Wherever the word "React" appears in a line, copy that line.

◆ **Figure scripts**
**********
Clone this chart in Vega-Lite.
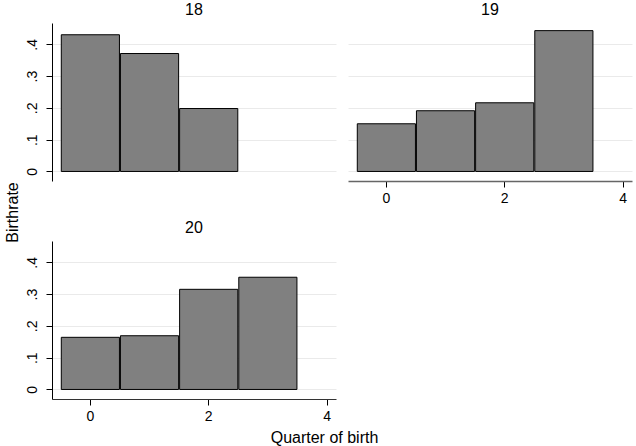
{
  "$schema": "https://vega.github.io/schema/vega-lite/v6.json",
  "padding": {"left": 3, "top": 2, "right": 2, "bottom": 2},
  "background": "white",
  "config": {
    "font": "Liberation Sans",
    "view": {"stroke": null},
    "title": {"fontSize": 16, "fontWeight": "normal", "color": "black", "offset": 5},
    "axis": {"labelFont": "Liberation Sans", "labelColor": "black", "titleColor": "black", "titleFontWeight": "normal", "gridColor": "#eaeaea", "gridWidth": 1}
  },
  "data": {"values": [
    {"age": 18, "quarter": 0, "birthrate": 0.430},
    {"age": 18, "quarter": 1, "birthrate": 0.371},
    {"age": 18, "quarter": 2, "birthrate": 0.198},
    {"age": 19, "quarter": 0, "birthrate": 0.150},
    {"age": 19, "quarter": 1, "birthrate": 0.191},
    {"age": 19, "quarter": 2, "birthrate": 0.216},
    {"age": 19, "quarter": 3, "birthrate": 0.443},
    {"age": 20, "quarter": 0, "birthrate": 0.164},
    {"age": 20, "quarter": 1, "birthrate": 0.169},
    {"age": 20, "quarter": 2, "birthrate": 0.315},
    {"age": 20, "quarter": 3, "birthrate": 0.353}
  ]},
  "columns": 2,
  "bounds": "flush",
  "spacing": {"column": 12, "row": 60},
  "concat": [
    {
      "title": {"text": "18"},
      "width": 284, "height": 158,
      "transform": [{"filter": "datum.age == 18"}],
      "mark": {"type": "bar", "fill": "#808080", "stroke": "black", "strokeWidth": 1, "opacity": 1},
      "encoding": {
        "x": {"field": "quarter", "type": "quantitative", "bin": {"step": 1, "extent": [-0.5, 3.5], "nice": false},
              "scale": {"domain": [-0.64, 4.16], "nice": false, "zero": false}, "axis": null},
        "y": {"field": "birthrate", "aggregate": "sum", "type": "quantitative",
              "scale": {"domain": [-0.03, 0.467], "nice": false, "zero": false},
              "axis": {"title": "Birthrate", "titleFontSize": 16, "titleY": 189, "titlePadding": 5, "values": [0, 0.1, 0.2, 0.3, 0.4], "grid": true,
                       "labelExpr": "datum.value == 0 ? '0' : replace(format(datum.value, '.1f'), '0.', '.')",
                       "labelAngle": -90, "labelAlign": "center", "labelBaseline": "bottom", "labelPadding": 7, "labelFontSize": 14,
                       "domainColor": "black", "domainWidth": 1, "tickColor": "black", "tickSize": 6}}
      }
    },
    {
      "title": {"text": "19"},
      "width": 284, "height": 158,
      "transform": [{"filter": "datum.age == 19"}],
      "mark": {"type": "bar", "fill": "#808080", "stroke": "black", "strokeWidth": 1, "opacity": 1},
      "encoding": {
        "x": {"field": "quarter", "type": "quantitative", "bin": {"step": 1, "extent": [-0.5, 3.5], "nice": false},
              "scale": {"domain": [-0.64, 4.16], "nice": false, "zero": false},
              "axis": {"title": null, "values": [0, 2, 4], "format": "d", "grid": false, "labelFontSize": 14, "labelPadding": 4, "labelFlush": false,
                       "domainColor": "#666666", "domainWidth": 1.5, "tickColor": "black", "tickSize": 6}},
        "y": {"field": "birthrate", "aggregate": "sum", "type": "quantitative",
              "scale": {"domain": [-0.03, 0.467], "nice": false, "zero": false},
              "axis": {"title": null, "values": [0, 0.1, 0.2, 0.3, 0.4], "grid": true, "labels": false, "ticks": false, "domain": false}}
      }
    },
    {
      "title": {"text": "20"},
      "width": 284, "height": 158,
      "transform": [{"filter": "datum.age == 20"}],
      "mark": {"type": "bar", "fill": "#808080", "stroke": "black", "strokeWidth": 1, "opacity": 1},
      "encoding": {
        "x": {"field": "quarter", "type": "quantitative", "bin": {"step": 1, "extent": [-0.5, 3.5], "nice": false},
              "scale": {"domain": [-0.64, 4.16], "nice": false, "zero": false},
              "axis": {"title": "Quarter of birth", "titleFontSize": 16, "titleX": 272, "titlePadding": 6, "values": [0, 2, 4], "format": "d", "grid": false, "labelFontSize": 14, "labelPadding": 4, "labelFlush": false,
                       "domainColor": "#333333", "domainWidth": 1.2, "tickColor": "black", "tickSize": 6}},
        "y": {"field": "birthrate", "aggregate": "sum", "type": "quantitative",
              "scale": {"domain": [-0.03, 0.467], "nice": false, "zero": false},
              "axis": {"title": null, "values": [0, 0.1, 0.2, 0.3, 0.4], "grid": true,
                       "labelExpr": "datum.value == 0 ? '0' : replace(format(datum.value, '.1f'), '0.', '.')",
                       "labelAngle": -90, "labelAlign": "center", "labelBaseline": "bottom", "labelPadding": 7, "labelFontSize": 14,
                       "domainColor": "black", "domainWidth": 1, "tickColor": "black", "tickSize": 6}}
      }
    }
  ]
}
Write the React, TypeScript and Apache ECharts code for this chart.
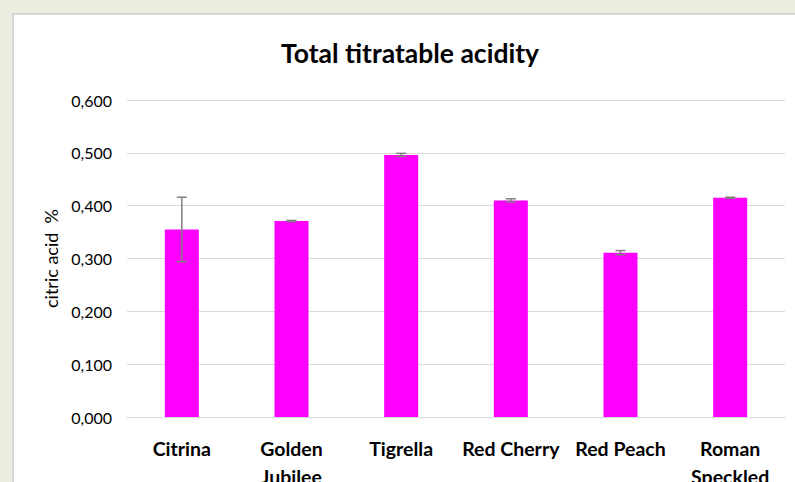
import React, { useEffect, useRef } from "react";
import * as echarts from "echarts";

const categories = ["Citrina", "Golden\nJubilee", "Tigrella", "Red Cherry", "Red Peach", "Roman\nSpeckled"];
const values = [0.355, 0.371, 0.496, 0.410, 0.311, 0.415];
const errors = [0.061, 0.001, 0.003, 0.003, 0.004, 0.001];
const yTicks = [0, 0.1, 0.2, 0.3, 0.4, 0.5, 0.6];

const FONT = "Lato, 'Liberation Sans', sans-serif";

export default function App() {
  const ref = useRef<HTMLDivElement>(null);
  useEffect(() => {
    const chart = echarts.init(ref.current!, null, { renderer: "svg" });
    const errData = values.map((v, i) => [i, v - errors[i], v + errors[i]]);
    chart.setOption({
      animation: false,
      backgroundColor: "#EBEDDE",
      graphic: [
        {
          type: "rect",
          z: -10,
          silent: true,
          shape: { x: 13, y: 14, width: 800, height: 500 },
          style: { fill: "#FFFFFF", stroke: "#D6D6D6", lineWidth: 2 },
        },
      ],
      title: {
        text: "Total titratable acidity",
        left: 405,
        textAlign: "center",
        top: 34,
        textStyle: { fontFamily: FONT, fontWeight: "bold", fontSize: 26.5, color: "#000000" },
      },
      grid: {
        left: 127,
        width: 658,
        top: 100,
        height: 317,
        containLabel: false,
        outerBoundsMode: "none",
      },
      xAxis: {
        type: "category",
        data: categories,
        axisLine: { show: true, lineStyle: { color: "#D9D9D9", width: 1 } },
        axisTick: { show: false },
        axisLabel: {
          interval: 0,
          margin: 17,
          fontFamily: FONT,
          fontWeight: "bold",
          fontSize: 19.5,
          lineHeight: 28,
          color: "#000000",
        },
      },
      yAxis: {
        type: "value",
        min: 0,
        max: yTicks[yTicks.length - 1],
        interval: 0.1,
        name: "citric acid  %",
        nameLocation: "middle",
        nameGap: 67,
        nameTextStyle: { fontFamily: FONT, fontSize: 18, color: "#000000" },
        axisLine: { show: false },
        axisTick: { show: false },
        splitLine: { lineStyle: { color: "#D9D9D9", width: 1 } },
        axisLabel: {
          margin: 15,
          fontFamily: FONT,
          fontSize: 16,
          color: "#000000",
          formatter: (v: number) => v.toFixed(3).replace(".", ","),
        },
      },
      series: [
        {
          type: "bar",
          data: values,
          barWidth: 34,
          itemStyle: { color: "#FF00FF" },
        },
        {
          type: "custom",
          data: errData,
          z: 10,
          renderItem: (params: any, api: any) => {
            const x = api.value(0);
            const lo = api.coord([x, api.value(1)]);
            const hi = api.coord([x, api.value(2)]);
            const half = 5;
            const style = { stroke: "#7F7F7F", lineWidth: 1.5 };
            return {
              type: "group",
              children: [
                { type: "line", shape: { x1: lo[0], y1: lo[1], x2: hi[0], y2: hi[1] }, style },
                { type: "line", shape: { x1: hi[0] - half, y1: hi[1], x2: hi[0] + half, y2: hi[1] }, style },
                { type: "line", shape: { x1: lo[0] - half, y1: lo[1], x2: lo[0] + half, y2: lo[1] }, style },
              ],
            };
          },
        },
      ],
    });
    return () => chart.dispose();
  }, []);
  return (
    <div
      ref={ref}
      style={{ position: "fixed", left: 0, top: 0, width: 795, height: 482 }}
    />
  );
}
**********
◆ **FULL SOLUTION**
Write the React, TypeScript and Apache ECharts code for this chart.
import React, { useEffect, useRef } from "react";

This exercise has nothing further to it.